Je suis allé ce mardi à la première du spectacle que Junod a concocté, à la Grange de Dorigny. Eh bien je peux vous dire que le résultat final est extrêmement réussi. Les textes sont interprété par quatre comédiens très talentueux, follement énergiques et idéalement complémentaires. Et ils ne se contentent pas de réciter, loin de là. Certaines scènes leur demandent au contraire un gros investissement physique… Entre séances de psychothérapie, achats dans un supermarché, courses effrénées et pas de danses, Junod n’a pas manqué de créativité pour mettre en scène le courrier des lecteurs.

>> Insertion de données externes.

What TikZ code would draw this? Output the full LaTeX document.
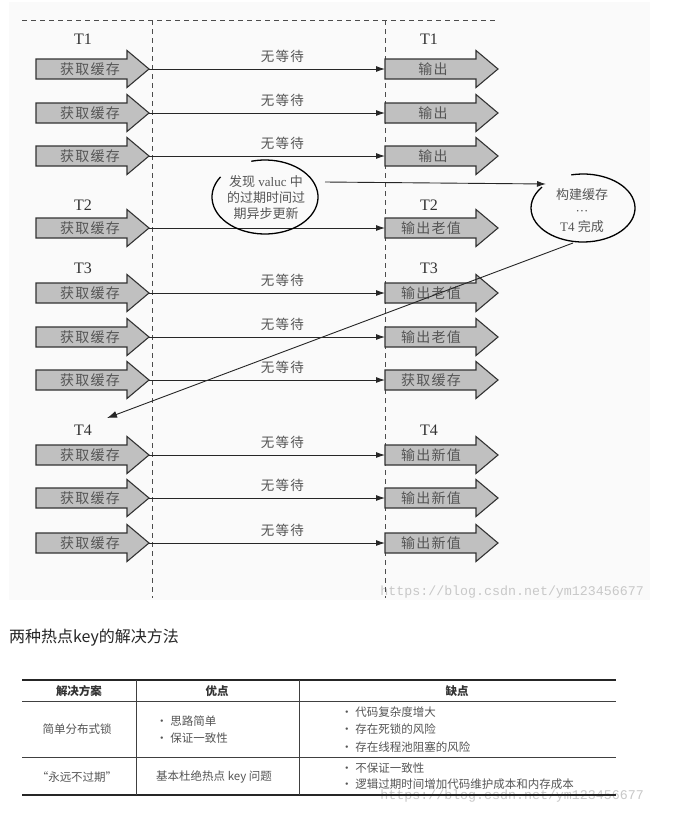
\documentclass[tikz,border=0pt]{standalone}
\usepackage{fontspec}
\setmainfont{Liberation Serif}
\newfontfamily\cjk{Noto Sans CJK SC}
\newfontfamily\cjkwide[LetterSpace=9]{Noto Sans CJK SC}
\newfontfamily\wmfont{Liberation Mono}
\usetikzlibrary{arrows.meta}
\definecolor{arrowfill}{HTML}{C0C0C0}
\definecolor{arrowline}{HTML}{333333}
\definecolor{txtgray}{HTML}{555555}
\definecolor{panel}{HTML}{FAFAFA}
\definecolor{wmgray}{HTML}{C8C8C8}
\tikzset{
  blkarrow/.style={fill=arrowfill, draw=arrowline, line width=1.1pt, line join=miter},
  blktext/.style={font=\cjkwide\fontsize{14}{14}\selectfont, text=txtgray, inner sep=0pt},
  conn/.style={draw=black!85, line width=0.9pt, -{Latex[length=9pt,width=6pt]}},
  waitlbl/.style={font=\cjkwide\fontsize{13.5}{14}\selectfont, text=txtgray, inner sep=0pt, pos=0.565, yshift=13pt},
  tlbl/.style={font=\fontsize{16}{16}\selectfont, text=black!80, inner sep=0pt},
  guide/.style={draw=black!70, dash pattern=on 5pt off 4pt, line width=0.8pt},
  bubble/.style={draw=black, line width=1.3pt},
  bubtext/.style={font=\fontsize{13}{16}\selectfont, text=txtgray, align=center, inner sep=0pt},
  tbltext/.style={font=\cjk\fontsize{11.5}{12}\selectfont, text=txtgray, inner sep=0pt},
  tblhead/.style={font=\cjk\bfseries\fontsize{11.5}{12}\selectfont, text=black!80, inner sep=0pt},
  thickrule/.style={draw=black!85, line width=2.2pt},
  thinrule/.style={draw=black!75, line width=0.9pt},
  wmark/.style={font=\wmfont\fontsize{13.3}{14}\selectfont, text=wmgray, inner sep=0pt},
}
\newcommand\blockarrow[5]{%
  \draw[blkarrow] (#2,#3-10) -- (#2+91,#3-10) -- (#2+91,#3-18.5) -- (#2+113,#3)
     -- (#2+91,#3+18.5) -- (#2+91,#3+10) -- (#2,#3+10) -- cycle;
  \node[blktext] (#1) at (#2+#5,#3) {#4};
  \coordinate (#1-tip) at (#2+113,#3);
  \coordinate (#1-in) at (#2,#3);
}
\begin{document}
\begin{tikzpicture}[x=1pt,y=-1pt]
\useasboundingbox (0,0) rectangle (677,817);
\fill[white] (0,0) rectangle (677,817);
\fill[panel] (9,2) rectangle (650,600);

% watermark (top panel)
\node[wmark, anchor=east] (wm1) at (644,592) {https://blog.csdn.net/ym123456677};

% guides
\draw[guide] (22,20) -- (498,20);
\draw[guide] (152,20) -- (152,598);
\draw[guide] (385,20) -- (385,598);

% T labels
\node[tlbl] (tl1) at (83,39) {T1};
\node[tlbl] (tr1) at (429,39) {T1};
\node[tlbl] (tl2) at (83,205) {T2};
\node[tlbl] (tr2) at (429,205) {T2};
\node[tlbl] (tl3) at (83,268) {T3};
\node[tlbl] (tr3) at (429,268) {T3};
\node[tlbl] (tl4) at (83,430) {T4};
\node[tlbl] (tr4) at (429,430) {T4};

% rows
\blockarrow{L1}{36}{69}{获取缓存}{54}
\blockarrow{R1}{385}{69}{输出}{48}
\blockarrow{L2}{36}{113}{获取缓存}{54}
\blockarrow{R2}{385}{113}{输出}{48}
\blockarrow{L3}{36}{156}{获取缓存}{54}
\blockarrow{R3}{385}{156}{输出}{48}
\blockarrow{L4}{36}{228}{获取缓存}{54}
\blockarrow{R4}{385}{228}{输出老值}{46}
\blockarrow{L5}{36}{293}{获取缓存}{54}
\blockarrow{R5}{385}{293}{输出老值}{46}
\blockarrow{L6}{36}{337}{获取缓存}{54}
\blockarrow{R6}{385}{337}{输出老值}{46}
\blockarrow{L7}{36}{380}{获取缓存}{54}
\blockarrow{R7}{385}{380}{获取缓存}{46}
\blockarrow{L8}{36}{455}{获取缓存}{54}
\blockarrow{R8}{385}{455}{输出新值}{46}
\blockarrow{L9}{36}{498}{获取缓存}{54}
\blockarrow{R9}{385}{498}{输出新值}{46}
\blockarrow{L10}{36}{543}{获取缓存}{54}
\blockarrow{R10}{385}{543}{输出新值}{46}

\draw[conn] (L1-tip) -- node[waitlbl] (w1) {无等待} (R1-in);
\draw[conn] (L2-tip) -- node[waitlbl] (w2) {无等待} (R2-in);
\draw[conn] (L3-tip) -- node[waitlbl] (w3) {无等待} (R3-in);
\draw[conn] (L4-tip) -- (R4-in);
\draw[conn] (L5-tip) -- node[waitlbl] (w5) {无等待} (R5-in);
\draw[conn] (L6-tip) -- node[waitlbl] (w6) {无等待} (R6-in);
\draw[conn] (L7-tip) -- node[waitlbl] (w7) {无等待} (R7-in);
\draw[conn] (L8-tip) -- node[waitlbl] (w8) {无等待} (R8-in);
\draw[conn] (L9-tip) -- node[waitlbl] (w9) {无等待} (R9-in);
\draw[conn] (L10-tip) -- node[waitlbl] (w10) {无等待} (R10-in);

% bubble 1
\node[bubtext] (b1) at (266,197.5) {{\cjk 发现} valuc {\cjk 中}\\{\cjk 的过期时间过}\\{\cjk 期异步更新}};
\draw[bubble] (265,197) ++(255:53 and 37) arc[start angle=255, end angle=573, x radius=53, y radius=37];
\coordinate (b1-out) at (325,182);

% bubble 2
\node[bubtext] (b2) at (582,211) {{\cjk 构建缓存}\\···\\T4 {\cjk 完成}};
\draw[bubble] (583,208) ++(257:52 and 34) arc[start angle=257, end angle=578, x radius=52, y radius=34];
\coordinate (b2-in) at (546,184);
\coordinate (b2-out) at (573,243);
\coordinate (t4-target) at (107,418);

\draw[conn] (b1-out) -- (b2-in);
\draw[conn, -{Latex[length=10pt,width=7pt]}] (b2-out) -- (t4-target);

% title
\node[font=\cjk\fontsize{16}{18}\selectfont, text=black!85, anchor=west, inner sep=0pt] (title) at (9,638) {两种热点key的解决方法};

% table watermark
\node[wmark, anchor=east] (wm2) at (644,796) {https://blog.csdn.net/ym123456677};

% table rules
\draw[thickrule] (22,680) -- (616,680);
\draw[thinrule] (22,701) -- (616,701);
\draw[thinrule] (22,757) -- (616,757);
\draw[thickrule] (22,795) -- (616,795);
\draw[thinrule] (136,680) -- (136,795);
\draw[thinrule] (299,680) -- (299,795);

% header
\node[tblhead] (h1) at (79,691) {解决方案};
\node[tblhead] (h2) at (217,691) {优点};
\node[tblhead] (h3) at (457,691) {缺点};

% row 1
\node[tbltext] (r1c1) at (77,729) {简单分布式锁};
\node[tbltext, anchor=west] (r1c2a) at (156,721) {• 思路简单};
\node[tbltext, anchor=west] (r1c2b) at (156,738) {• 保证一致性};
\node[tbltext, anchor=west] (r1c3a) at (341,712) {• 代码复杂度增大};
\node[tbltext, anchor=west] (r1c3b) at (341,729) {• 存在死锁的风险};
\node[tbltext, anchor=west] (r1c3c) at (341,747) {• 存在线程池阻塞的风险};

% row 2
\node[tbltext] (r2c1) at (77,777) {“永远不过期”};
\node[tbltext, anchor=west] (r2c2) at (156,777) {基本杜绝热点 key 问题};
\node[tbltext, anchor=west] (r2c3a) at (341,768) {• 不保证一致性};
\node[tbltext, anchor=west] (r2c3b) at (341,784) {• 逻辑过期时间增加代码维护成本和内存成本};
\end{tikzpicture}
\end{document}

Pas de spectacle réussi cependant sans un bon texte, et le Peuple est fort, très fort. C’est que vos lecteurs, bien qu’ayant des cheminements de pensée souvent effarants, s’expriment plutôt bien à l’écrit. On s’inquiète parfois de la prolifération du langage sms, qui serait prétendument susceptible d’abrutir notre jeunesse. Mais qu’on se rassure : la bêtise humaine n’a pas besoin du language sms pour s’exprimer, on en est complètement convaincu après avoir regardé : “La Voix du Peuple !”. “Les deux minutes du Peuple” de notre ami Pérusse sont désormais surclassées. On rit d’autant plus qu’on se trouve face à du réel, des gens ont VRAIMENT pensé et cru les bêtises qu’ils ont écrites. Sans avoir toujours pris le recul nécessaire, on l’espère en tout cas…


Quelques esprits chagrins reprocheront à la Voix du Peuple de faire trop rire justement, et que les choix des textes n’ont été faits que sur ce seul critère, au détriment d’une réflexion plus fine et intellectuelle sur les modes de pensée du peuple suisse. Je balaie ce reproche. Le spectacle représente à mon avis assez bien tous les bords, en donnant certes les exemples les plus inouïs. Pour moi, “La Voix du Peuple” est peut-être un spectacle populaire, mais dans le meilleur sens du terme. Comme je l’écris au début de ma lettre, pourquoi toujours vouloir alourdir notre esprit plutôt que l’alléger ? La Voix du Peuple est une invitation à remarquer avec hilarité toute les absurdités et les contradictions de notre société et de nos contemporains qui la composent.